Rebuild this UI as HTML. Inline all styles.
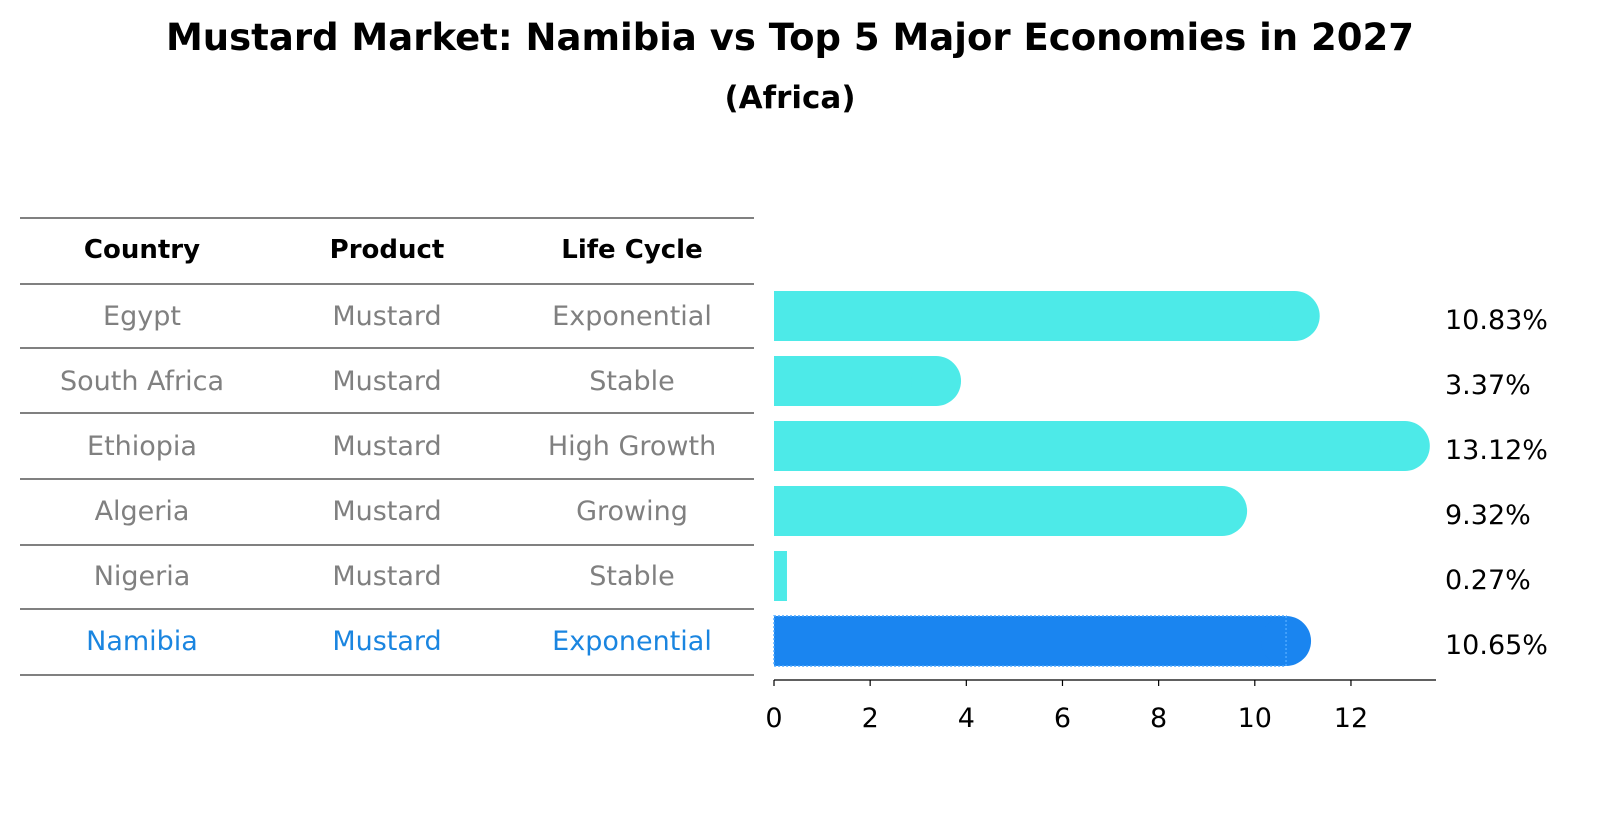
<!DOCTYPE html>
<html><head><meta charset="utf-8"><style>
body{margin:0;background:#fff;font-family:"Liberation Sans","DejaVu Sans",sans-serif}
</style></head><body>
<svg width="1604" height="823" xmlns="http://www.w3.org/2000/svg" font-family="DejaVu Sans, Liberation Sans, sans-serif">
<text x="790" y="50" text-anchor="middle" font-size="37" font-weight="bold">Mustard Market: Namibia vs Top 5 Major Economies in 2027</text>
<text x="790" y="108" text-anchor="middle" font-size="31" font-weight="bold">(Africa)</text>
<g id="table"></g>
<g id="bars"></g>
</svg>
<script>
const countries=["Egypt","South Africa","Ethiopia","Algeria","Nigeria","Namibia"];
const products=["Mustard","Mustard","Mustard","Mustard","Mustard","Mustard"];
const lifeCycles=["Exponential","Stable","High Growth","Growing","Stable","Exponential"];
const values=[10.83,3.37,13.12,9.32,0.27,10.65];
const ticks=[0,2,4,6,8,10,12];
const NS="http://www.w3.org/2000/svg";
const tbl=document.getElementById('table'), bars=document.getElementById('bars');
function mk(tag,attrs,parent,text){const e=document.createElementNS(NS,tag);for(const k in attrs)e.setAttribute(k,attrs[k]);if(text!==undefined)e.textContent=text;parent.appendChild(e);return e;}
const x=v=>774+v*48.08;
const rowY=i=>316+i*65;
const lineYs=[218,284,348,413,479,545,609,675];
lineYs.forEach((ly,i)=>{const l=mk('line',{x1:20,x2:754,y1:ly,y2:ly,stroke:'#000','stroke-width':1},tbl);

});
const colX=[142,387,632];
["Country","Product","Life Cycle"].forEach((h,j)=>{const t=mk('text',{x:colX[j],y:258,'text-anchor':'middle','font-size':26,'font-weight':'bold'},tbl,h);

});
countries.forEach((c,i)=>{
 const col=i===countries.length-1?'#1a85e0':'#808080';
 [c,products[i],lifeCycles[i]].forEach((s,j)=>{const t=mk('text',{x:colX[j],y:rowY(i)+9,'text-anchor':'middle','font-size':27,fill:col},tbl,s);
 
 });
 const hl=i===countries.length-1;
 const fill=hl?'#1a85f0':'#4deae8';
 const y0=rowY(i)-25, w=x(values[i])-774;
 const g=mk('g',{},bars);
 
 
 mk('rect',{x:774,y:y0,width:w,height:50,fill:fill},g);
 if(values[i]>0.5) mk('circle',{cx:x(values[i]),cy:rowY(i),r:25,fill:fill},g);
 if(hl) mk('rect',{x:774,y:y0,width:w,height:50,fill:'none',stroke:'#4da8ff','stroke-width':1.5,'stroke-dasharray':'2 2'},g);
 const lbl=mk('text',{x:1445,y:rowY(i)+13,'font-size':27},bars,values[i].toFixed(2)+'%');
 
 
});
const ax=mk('line',{x1:774,x2:1436,y1:680,y2:680,stroke:'#000','stroke-width':1.3},bars);


ticks.forEach(t=>{mk('line',{x1:x(t),x2:x(t),y1:680,y2:686,stroke:'#000','stroke-width':1.2},bars);
 const tl=mk('text',{x:x(t),y:727,'text-anchor':'middle','font-size':27},bars,String(t));
 
 });
</script>
</body></html>
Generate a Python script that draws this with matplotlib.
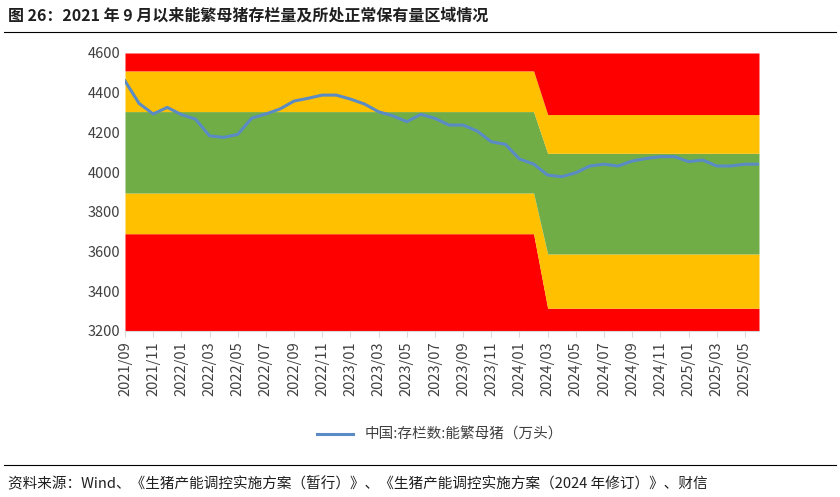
import numpy as np
import matplotlib.pyplot as plt
from matplotlib.lines import Line2D

plt.rcParams['font.family'] = ['Noto Sans CJK SC', 'DejaVu Sans']

# monthly sow inventory, 2021/09 .. 2025/06 (10k head)
sows = [4459, 4346, 4293, 4326, 4290, 4267, 4183, 4175, 4190, 4272,
        4293, 4318, 4358, 4372, 4388, 4388, 4368, 4343, 4304, 4284,
        4254, 4291, 4271, 4237, 4237, 4207, 4153, 4140, 4066, 4041,
        3985, 3977, 3997, 4031, 4040, 4031, 4056, 4069, 4078, 4078,
        4053, 4061, 4031, 4031, 4040, 4040]

# zone bounds: old plan (until 2024/02) and 2024 revision (from 2024/03)
old_bounds = [3690, 3895, 4305, 4510]
new_bounds = [3315, 3588, 4095, 4290]
switch_idx = 30  # 2024/03

n = len(sows)
x = np.arange(n)
labels = []
y0, m0 = 2021, 9
for i in range(n):
    mm = m0 + i
    labels.append(f"{y0 + (mm - 1) // 12}/{(mm - 1) % 12 + 1:02d}")

bounds = np.array([old_bounds if i < switch_idx else new_bounds for i in x])
lo, hi = 3200, 4600
red, yellow, green = '#FF0000', '#FFC000', '#70AD47'

fig = plt.figure(figsize=(8.4, 4.97), dpi=100)
ax = fig.add_axes([125/840, 1 - 331/497, (759-125)/840, (331-53)/497])

ax.fill_between(x, lo, bounds[:, 0], color=red, lw=0)
ax.fill_between(x, bounds[:, 0], bounds[:, 1], color=yellow, lw=0)
ax.fill_between(x, bounds[:, 1], bounds[:, 2], color=green, lw=0)
ax.fill_between(x, bounds[:, 2], bounds[:, 3], color=yellow, lw=0)
ax.fill_between(x, bounds[:, 3], hi, color=red, lw=0)
ax.plot(x, sows, color='#5B8BC4', lw=2.2)

ax.set_xlim(0, n - 1)
ax.set_ylim(lo, hi)
ax.set_yticks(range(3200, 4601, 200))
ax.set_xticks(x[::2])
ax.set_xticklabels(labels[::2], rotation=90, fontsize=10.5, color='#404040')
ax.tick_params(axis='y', length=0, labelsize=10.5, labelcolor='#404040')
ax.tick_params(axis='x', length=4, color='#D9D9D9')
for s in ['top', 'right', 'left']:
    ax.spines[s].set_visible(False)
ax.spines['bottom'].set_color('#D9D9D9')

fig.legend([Line2D([], [], color='#5B8BC4', lw=2.2)], ['中国:存栏数:能繁母猪（万头）'],
           loc='center', bbox_to_anchor=(440/840, 1 - 435/497), frameon=False,
           fontsize=10.5, labelcolor='#404040', handlelength=2.5)

fig.text(8/840, 1 - 16/497, '图 26：2021 年 9 月以来能繁母猪存栏量及所处正常保有量区域情况',
         fontsize=11.5, fontweight='bold', va='center', color='#1F1F1F')
fig.add_artist(Line2D([0.005, 0.995], [1 - 32/497] * 2, color='black', lw=0.8))
fig.add_artist(Line2D([0.005, 0.995], [1 - 465/497] * 2, color='black', lw=0.8))
fig.text(8/840, 1 - 483/497,
         '资料来源：Wind、《生猪产能调控实施方案（暂行）》、《生猪产能调控实施方案（2024 年修订）》、财信',
         fontsize=10.5, style='italic', va='center', color='#1F1F1F')

fig.savefig('out.png', dpi=100)
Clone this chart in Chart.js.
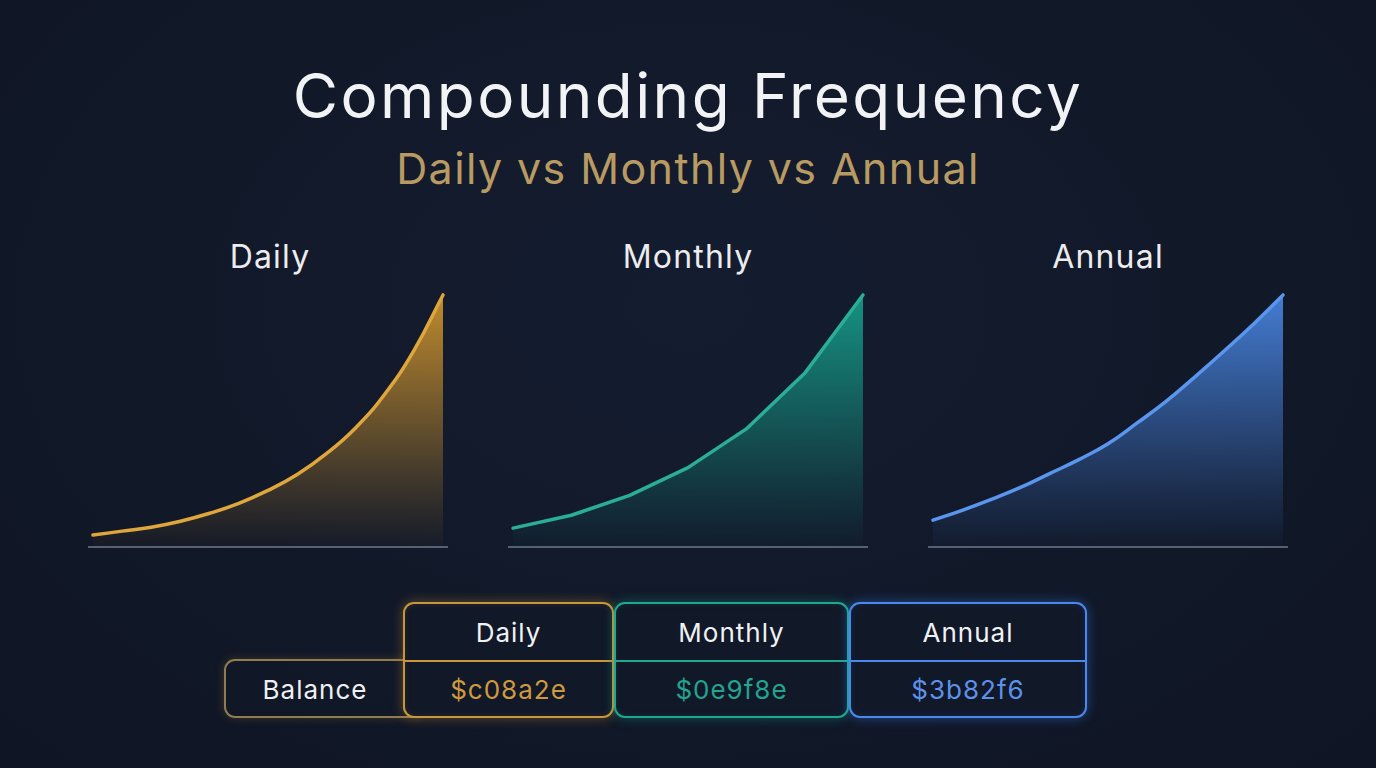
<!DOCTYPE html>
<html>
<head>
<meta charset="utf-8">
<script src="https://cdn.jsdelivr.net/npm/chart.js@4.4.0/dist/chart.umd.min.js"></script>
<style>
  html, body { margin: 0; padding: 0; }
  body {
    width: 1376px; height: 768px; overflow: hidden; position: relative;
    background: radial-gradient(ellipse at 50% 40%, #141d30 0%, #111828 60%, #0f1524 100%);
    font-family: "Inter", "Noto Sans", sans-serif; color: #f2f3f5;
  }
  .title { position: absolute; left: 0; width: 1376px; top: 58px; text-align: center;
    font-size: 62px; font-weight: 400; letter-spacing: 2.4px; }
  .subtitle { position: absolute; left: 0; width: 1376px; top: 142px; text-align: center;
    font-size: 43px; color: #b89a62; letter-spacing: 1.4px; }
  .panel-title { position: absolute; width: 360px; top: 237px; text-align: center; font-size: 32px;
    color: #ececee; letter-spacing: 1.2px; }
  .box { position: absolute; box-sizing: border-box; border: 2px solid; border-radius: 11px; }
  .cell { position: absolute; left: 0; right: 0; height: 57px; line-height: 57px; text-align: center;
    font-size: 26px; letter-spacing: 1px; }
  canvas { position: absolute; }
</style>
</head>
<body>
<div class="title">Compounding Frequency</div>
<div class="subtitle">Daily vs Monthly vs Annual</div>

<div class="panel-title" style="left:90px">Daily</div>
<div class="panel-title" style="left:508px">Monthly</div>
<div class="panel-title" style="left:928px">Annual</div>

<div style="position:absolute; left:88px; top:288px; width:360px; height:260px"><canvas id="dailyChart"></canvas></div>
<div style="position:absolute; left:508px; top:288px; width:360px; height:260px"><canvas id="monthlyChart"></canvas></div>
<div style="position:absolute; left:928px; top:288px; width:360px; height:260px"><canvas id="annualChart"></canvas></div>

<!-- tablo -->
<div class="box" style="left:224px; top:659px; width:200px; height:59px; border-color:#8f7d52; box-shadow:0 0 10px rgba(192,138,46,0.25)">
  <div class="cell" style="top:0; width:178px; color:#eef0f2">Balance</div>
</div>
<div id="tableCols"></div>

<script>
// x ekseni: dönem numaraları, y: bakiye (grafikten okunan tahmini değerler)
const dailyPeriods = [0, 1, 2, 3, 4, 5, 6, 7, 8, 9, 10, 11, 12];
const dailyBalance = [13, 17, 21, 27, 35, 45, 58, 74, 95, 121, 155, 199, 255];

const monthlyPeriods = [0, 1, 2, 3, 4, 5, 6];
const monthlyBalance = [20, 33, 53, 81, 120, 176, 255];

const annualPeriods = [0, 1, 2, 3, 4, 5, 6, 7, 8, 9, 10, 11, 12];
const annualBalance = [28, 38, 49, 61, 75, 89, 105, 126, 148, 173, 199, 226, 255];

// tablo
const tableHeaders = ['Daily', 'Monthly', 'Annual'];
const tableValues = ['$c08a2e', '$0e9f8e', '$3b82f6'];

function rgba(rgb, a) {
    return 'rgba(' + rgb.join(',') + ',' + a + ')';
}

// taban çizgisi + çizgi altı hafif gölge
const baseLine = {
    id: 'baseLine',
    beforeDatasetsDraw(chart) {
        const a = chart.chartArea;
        const c = chart.ctx;
        c.save();
        c.strokeStyle = '#566074';
        c.lineWidth = 2;
        c.beginPath();
        c.moveTo(0, a.bottom - 1);
        c.lineTo(chart.width, a.bottom - 1);
        c.stroke();
        c.restore();
    }
};

function makeChart(id, xs, ys, lineColor, fillRgb, tension, pad) {
    const points = xs.map((x, i) => ({ x: x, y: ys[i] }));
    new Chart(document.getElementById(id).getContext('2d'), {
        type: 'line',
        data: {
            datasets: [{
                data: points,
                borderColor: lineColor,
                borderWidth: 3.5,
                borderCapStyle: 'round',
                borderJoinStyle: 'round',
                pointRadius: 0,
                tension: tension,
                fill: 'origin',
                backgroundColor: function (ctx) {
                    const a = ctx.chart.chartArea;
                    if (!a) return null;
                    const g = ctx.chart.ctx.createLinearGradient(0, a.top, 0, a.bottom);
                    g.addColorStop(0, rgba(fillRgb, 0.92));
                    g.addColorStop(0.45, rgba(fillRgb, 0.5));
                    g.addColorStop(0.8, rgba(fillRgb, 0.18));
                    g.addColorStop(1, rgba(fillRgb, 0.02));
                    return g;
                }
            }]
        },
        options: {
            responsive: true,
            maintainAspectRatio: false,
            animation: false,
            layout: { padding: 0 },
            scales: {
                x: { type: 'linear', display: false, min: xs[0] - pad, max: xs[xs.length - 1] + pad },
                y: { display: false, min: 0, max: 262 }
            },
            plugins: { legend: { display: false }, tooltip: { enabled: false } }
        },
        plugins: [baseLine]
    });
}

makeChart('dailyChart', dailyPeriods, dailyBalance, '#e0a63e', [212, 152, 46], 0.45, 0.17);
makeChart('monthlyChart', monthlyPeriods, monthlyBalance, '#2aae97', [22, 160, 140], 0, 0.086);
makeChart('annualChart', annualPeriods, annualBalance, '#5a95ee', [74, 136, 230], 0.45, 0.17);

// tablo sütunları
const colBoxes = [
    { left: 403, width: 211, border: '#c8973c', glow: 'rgba(192,138,46,0.45)', text: '#cf9a3e' },
    { left: 614, width: 235, border: '#1fa88f', glow: 'rgba(14,159,142,0.45)', text: '#23a48e' },
    { left: 849, width: 238, border: '#4a88ee', glow: 'rgba(59,130,246,0.45)', text: '#5d92ea' }
];
const holder = document.getElementById('tableCols');
colBoxes.forEach(function (b, i) {
    const d = document.createElement('div');
    d.className = 'box';
    d.style.cssText = 'left:' + b.left + 'px; top:602px; width:' + b.width + 'px; height:116px; border-color:' + b.border +
        '; background:#111828; box-shadow:0 0 12px ' + b.glow + ', inset 0 0 6px ' + b.glow.replace('0.45', '0.15');
    d.innerHTML = '<div class="cell" style="top:0; color:#f0f1f3">' + tableHeaders[i] + '</div>' +
        '<div style="position:absolute; left:0; right:0; top:56px; height:2px; background:' + b.border + '"></div>' +
        '<div class="cell" style="top:57px; color:' + b.text + '">' + tableValues[i] + '</div>';
    holder.appendChild(d);
});
</script>
</body>
</html>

WORK TO BE COMPLETED: Report all lines of the data above that include the string "this".

EXPECTED ANSWER:
Rebuild this UI as HTML. Inline all styles.
Generate a Python script that draws this with matplotlib.
Clone this chart in Chart.js.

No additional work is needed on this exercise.